Part of his job is drawing the budget, from the costs and sales projections to the pricing of the book itself. You need to look at the market and justify the need for the book, and look at the competition to hit the right price mark. Too high and no one will buy it, too low and you’ll lose your profit.

He also commissions the books, so needs to brief an author (or the team of authors) so they know exactly what’s expected. Standard templates and chapter features for ease of creation and continuity are key throughout.

The instigation of the company’s real growth came from winning the Scottish contract for past papers; there was a definite need to expand and working in a rural area can only go so far. Rural companies and publishers are not doomed to failure, he adds, but there can be a limiting factor in terms of growth.

The current SQA changes, moving to the Curriculum for Excellence, is the first overhaul of this kind in Scotland’s education sector for about 20 years, so it’s a big threat to the company as their entire list is technically gone, but also an opportunity spiralling from that need to create a new range of excellent products.

This is almost a good thing, as he notes that Leckie & Leckie was beginning to run dry with topics they could create books for. As there was no real change, the scope to expand into became narrower; they tried smaller subjects with smaller cohorts, topics like Graphic Communication and Home Economics, but there weren’t many places left to go.

7bb576f7-9b3b-4e3d-a49e-f0492d143d44To create an authoritative text, you need to wait until the tinkering by the SQA is done. “People want to have something that they can open up and use,” he explains; they need to be patient at times in order to create a high quality, accurate product.
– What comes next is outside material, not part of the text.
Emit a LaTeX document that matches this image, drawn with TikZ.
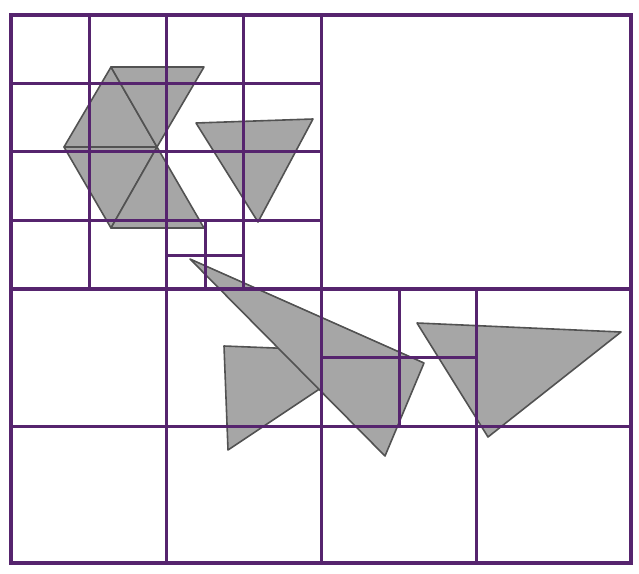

Within that there are additional opportunities to spark interest and differentiate themselves using exercises, hints and tips, word banks, glossaries and so on.

The process, editorially speaking, can be much the same as with trade as there is a back-and-forth needed to refine the initial manuscripts and get them to the required standard; this is aided by peer reviews, which also gives the author a sounding board during the writing process. Author input doesn’t stop there. They help with design aspects, making sure the diagrams and images used are correctly placed and accurate.

As for the future of publishing, he says, it’s digital. They’re looking to expand their content onto a digital, interactive, fee-based platform. Being part of a larger company mitigates the risk of embarking on this project, something which they likely could not afford to risk quite yet themselves. It is new, but with tightening school budgets, they would offer free samples and justify that the appetite for such a service is there from both sides.

In Scotland, we’re lucky to have a stable curriculum, where other countries in the United Kingdom have a more volatile and politically sensitive system. In that situation, it can be a boost to publishing, but can also prove difficult to plan ahead.

Throughout his time with Leckie & Leckie, he feels that the Scottish education system itself, being different to elsewhere in the UK, made them able to retain their brand identity despite being acquired by numerous companies, which is a nice thought to end an interesting talk!